É preciso, portanto, buscar as saídas para os nossos problemas econômicos e sociais de outro modo. O empobrecimento da classe trabalhadora, decididamente, não engrandece ou enobrece a nossa nação.

Mesmo que considerássemos válida a idéia de que é preciso aumentar o espaço para a negociação entre trabalhadores e empregadores, seria necessário, antes, que se criassem as condições necessárias para que a livre negociação se desenvolvesse em ambiente de boa-fé, o que requer dois requisitos essenciais: garantia de emprego contra dispensas arbitrárias e liberdade sindical ampla.

Do contrário, o trabalhador continuará sendo representado por alguns sindicatos fantasmas, e negociando sob a pressão da “chantagem” do desemprego. Lembre-se o recente exemplo da negociação realizada pela Volkswagen “do Brasil” com seus empregados.

Uma negociação que se desenvolveu, todos vimos, do seguinte modo: dispensaram-se, simplesmente, 3.000 trabalhadores, sem qualquer motivação, e, em seguida, condicionou-se a sua volta ao trabalho à concordância com a redução de 15% do valor dos salários. É esta a negociação “moderna” que se pretende legitimar nas relações de trabalho pela presente reforma da CLT. Mas, podemos estar a favor disto?

Em vez de estarmos atacando publicamente o direito do trabalho, deveríamos estar discutindo quais seriam, efetivamente, as medidas necessárias para cumprir o dever constitucional da criação de uma verdadeira política de emprego (art. 170, inciso VIII, da CF) e para garantir o desenvolvimento nacional (art. 3º, inciso, II, da CF).

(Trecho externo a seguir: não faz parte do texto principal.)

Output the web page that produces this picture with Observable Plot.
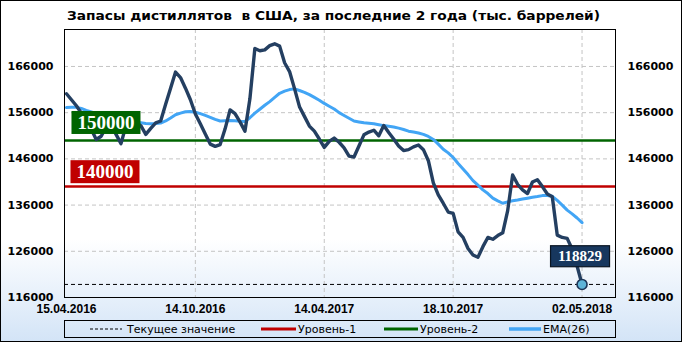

Para tanto, apenas a título de exemplo, poderíamos estar debatendo, aberta e democraticamente, algumas iniciativas neste sentido como: o incentivo à produção agrícola, acompanhada de uma justa e efetiva reforma agrária; a criação de verdadeiras linhas de crédito privilegiadas para pequenas e médias empresas (que são as maiores geradoras de empregos); a concretização da antiga promessa do ajuste fiscal (eliminando os absurdos de um sistema que impõe custos aos produtores e aos trabalhadores e beneficia a especulação financeira); o aprimoramento da indústria do turismo; a reconstrução do sistema público de ensino, nos níveis fundamental e médio, evitando o desmanche do ensino público de nível superior.

No entanto, estamos sendo conduzidos a discutir, unicamente, uma reforma legislativa que se baseia na idéia de que é necessário reduzir o ganho do trabalhador.

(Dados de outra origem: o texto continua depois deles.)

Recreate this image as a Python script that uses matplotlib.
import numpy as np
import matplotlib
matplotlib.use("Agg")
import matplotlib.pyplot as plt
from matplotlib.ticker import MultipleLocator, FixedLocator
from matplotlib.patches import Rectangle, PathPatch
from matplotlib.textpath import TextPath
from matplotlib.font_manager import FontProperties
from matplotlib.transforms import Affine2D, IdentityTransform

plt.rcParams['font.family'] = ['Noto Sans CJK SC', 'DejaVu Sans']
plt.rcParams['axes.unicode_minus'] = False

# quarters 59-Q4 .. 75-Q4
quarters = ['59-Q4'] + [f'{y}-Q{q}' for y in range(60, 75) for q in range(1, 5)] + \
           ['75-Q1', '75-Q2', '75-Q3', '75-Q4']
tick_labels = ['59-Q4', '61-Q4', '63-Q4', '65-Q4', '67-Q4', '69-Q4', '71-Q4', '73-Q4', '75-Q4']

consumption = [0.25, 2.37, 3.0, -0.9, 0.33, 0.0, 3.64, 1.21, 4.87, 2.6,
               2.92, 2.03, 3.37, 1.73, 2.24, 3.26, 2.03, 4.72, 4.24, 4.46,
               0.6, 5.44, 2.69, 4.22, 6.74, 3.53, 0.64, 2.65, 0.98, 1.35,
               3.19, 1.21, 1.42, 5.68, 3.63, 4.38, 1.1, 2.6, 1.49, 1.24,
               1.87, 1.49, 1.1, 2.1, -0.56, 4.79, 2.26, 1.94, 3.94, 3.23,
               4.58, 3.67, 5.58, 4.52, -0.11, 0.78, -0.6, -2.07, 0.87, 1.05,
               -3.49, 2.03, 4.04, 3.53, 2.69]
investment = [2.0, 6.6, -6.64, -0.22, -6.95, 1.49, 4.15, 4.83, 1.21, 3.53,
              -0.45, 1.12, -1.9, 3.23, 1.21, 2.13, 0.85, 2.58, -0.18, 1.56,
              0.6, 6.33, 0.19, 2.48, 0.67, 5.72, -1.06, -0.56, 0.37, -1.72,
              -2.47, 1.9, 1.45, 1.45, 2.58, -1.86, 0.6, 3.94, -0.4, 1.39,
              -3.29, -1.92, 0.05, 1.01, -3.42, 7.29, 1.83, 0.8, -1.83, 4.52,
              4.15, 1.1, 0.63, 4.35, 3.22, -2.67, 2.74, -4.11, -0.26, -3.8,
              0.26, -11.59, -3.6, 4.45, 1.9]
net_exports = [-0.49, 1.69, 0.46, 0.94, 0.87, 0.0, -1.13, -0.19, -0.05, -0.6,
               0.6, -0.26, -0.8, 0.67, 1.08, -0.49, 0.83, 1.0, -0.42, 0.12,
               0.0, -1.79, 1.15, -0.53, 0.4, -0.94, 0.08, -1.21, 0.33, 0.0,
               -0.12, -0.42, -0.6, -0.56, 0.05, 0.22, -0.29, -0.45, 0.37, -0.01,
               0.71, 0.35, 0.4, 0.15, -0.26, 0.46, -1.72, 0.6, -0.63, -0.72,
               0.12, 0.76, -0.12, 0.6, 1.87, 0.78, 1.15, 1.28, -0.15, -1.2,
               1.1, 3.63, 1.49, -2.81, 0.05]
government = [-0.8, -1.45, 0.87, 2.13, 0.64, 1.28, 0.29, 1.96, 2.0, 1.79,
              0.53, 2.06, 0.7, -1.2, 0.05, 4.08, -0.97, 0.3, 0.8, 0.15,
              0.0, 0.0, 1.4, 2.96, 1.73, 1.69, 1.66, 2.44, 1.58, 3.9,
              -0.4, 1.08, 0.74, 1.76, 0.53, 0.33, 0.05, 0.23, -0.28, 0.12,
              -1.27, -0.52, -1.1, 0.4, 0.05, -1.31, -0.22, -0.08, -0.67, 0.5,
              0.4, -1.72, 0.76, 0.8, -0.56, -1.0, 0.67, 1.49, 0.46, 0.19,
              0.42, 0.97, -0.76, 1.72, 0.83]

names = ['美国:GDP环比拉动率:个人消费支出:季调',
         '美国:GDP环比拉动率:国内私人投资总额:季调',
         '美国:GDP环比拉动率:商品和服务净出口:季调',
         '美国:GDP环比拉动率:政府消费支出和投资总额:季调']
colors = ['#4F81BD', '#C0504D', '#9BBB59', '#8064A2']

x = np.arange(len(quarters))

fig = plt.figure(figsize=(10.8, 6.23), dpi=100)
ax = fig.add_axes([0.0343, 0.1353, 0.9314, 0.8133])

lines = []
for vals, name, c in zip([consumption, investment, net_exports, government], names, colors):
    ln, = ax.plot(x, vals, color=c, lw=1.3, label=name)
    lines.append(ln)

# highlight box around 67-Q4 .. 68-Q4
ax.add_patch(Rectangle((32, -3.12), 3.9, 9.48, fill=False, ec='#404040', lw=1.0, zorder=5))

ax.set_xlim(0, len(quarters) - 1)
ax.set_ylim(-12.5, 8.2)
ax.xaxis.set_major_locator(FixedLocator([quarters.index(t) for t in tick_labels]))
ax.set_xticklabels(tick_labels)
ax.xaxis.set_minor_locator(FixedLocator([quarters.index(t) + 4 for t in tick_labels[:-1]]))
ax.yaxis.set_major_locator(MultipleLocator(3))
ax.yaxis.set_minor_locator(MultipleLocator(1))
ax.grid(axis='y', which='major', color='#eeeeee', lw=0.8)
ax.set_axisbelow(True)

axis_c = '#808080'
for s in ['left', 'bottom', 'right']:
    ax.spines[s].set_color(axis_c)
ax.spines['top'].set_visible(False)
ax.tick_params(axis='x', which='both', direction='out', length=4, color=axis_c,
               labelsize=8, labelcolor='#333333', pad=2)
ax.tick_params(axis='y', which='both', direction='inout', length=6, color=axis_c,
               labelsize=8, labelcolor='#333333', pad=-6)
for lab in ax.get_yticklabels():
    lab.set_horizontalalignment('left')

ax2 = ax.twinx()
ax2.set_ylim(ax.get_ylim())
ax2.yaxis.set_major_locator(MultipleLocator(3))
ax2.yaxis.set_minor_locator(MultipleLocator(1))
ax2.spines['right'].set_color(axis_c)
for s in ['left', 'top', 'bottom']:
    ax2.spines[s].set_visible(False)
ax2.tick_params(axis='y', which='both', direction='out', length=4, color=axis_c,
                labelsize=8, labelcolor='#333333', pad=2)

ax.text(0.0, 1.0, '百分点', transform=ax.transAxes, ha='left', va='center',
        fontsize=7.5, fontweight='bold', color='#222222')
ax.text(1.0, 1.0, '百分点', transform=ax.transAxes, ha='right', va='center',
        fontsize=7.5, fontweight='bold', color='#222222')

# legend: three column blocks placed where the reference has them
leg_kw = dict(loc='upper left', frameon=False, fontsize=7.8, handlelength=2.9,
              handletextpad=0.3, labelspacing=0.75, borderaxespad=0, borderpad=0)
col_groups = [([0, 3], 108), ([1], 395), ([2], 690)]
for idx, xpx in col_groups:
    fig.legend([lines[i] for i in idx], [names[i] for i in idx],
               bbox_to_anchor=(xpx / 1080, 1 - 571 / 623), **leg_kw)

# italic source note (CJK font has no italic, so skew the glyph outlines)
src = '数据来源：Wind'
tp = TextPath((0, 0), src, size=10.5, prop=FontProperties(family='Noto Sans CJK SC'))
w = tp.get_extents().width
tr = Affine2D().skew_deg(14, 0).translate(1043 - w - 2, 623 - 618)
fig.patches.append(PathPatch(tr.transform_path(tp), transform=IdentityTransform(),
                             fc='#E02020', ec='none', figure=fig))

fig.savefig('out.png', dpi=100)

Vale reparar que sequer se põe em discussão aquilo que representa, efetivamente, um custo para o pequeno e médio empregador, que são a carga tributária e as contribuições previdenciárias (cujo custeio, que não deve ser abandonado, em hipótese alguma, poderia ser repensado e inserido na discussão em torno do ajuste fiscal).

Com a presente desmoralização pública que se faz dos direitos trabalhistas, incentivada por parte da mídia, acaba-se simplesmente fazendo com que a população acredite que os problemas sociais e econômicos de nosso país não são responsabilidade do Estado e, por via indireta, dos governantes, mas de uma lei trabalhista, que apelidam de “retrógrada”.

Uma discussão que apenas aumenta a tensão entre o capital e o trabalho; elimina o pouco que resta da ética e do respeito mútuo nas relações de trabalho; provoca uma maior insegurança no seio da sociedade; agrava o problema social, pois deixa de lado as suas verdadeiras causas; e, pior, mascara responsabilidades.

Era este o esclarecimento que me parecia importante fazer, para que não fiquemos cegamente envolvidos em uma discussão baseada em dados irreais ou simplesmente irrelevantes e que nos conduz de todo modo a um resultado perverso, qual seja, a alienação quanto aos verdadeiros problemas que nos cercam.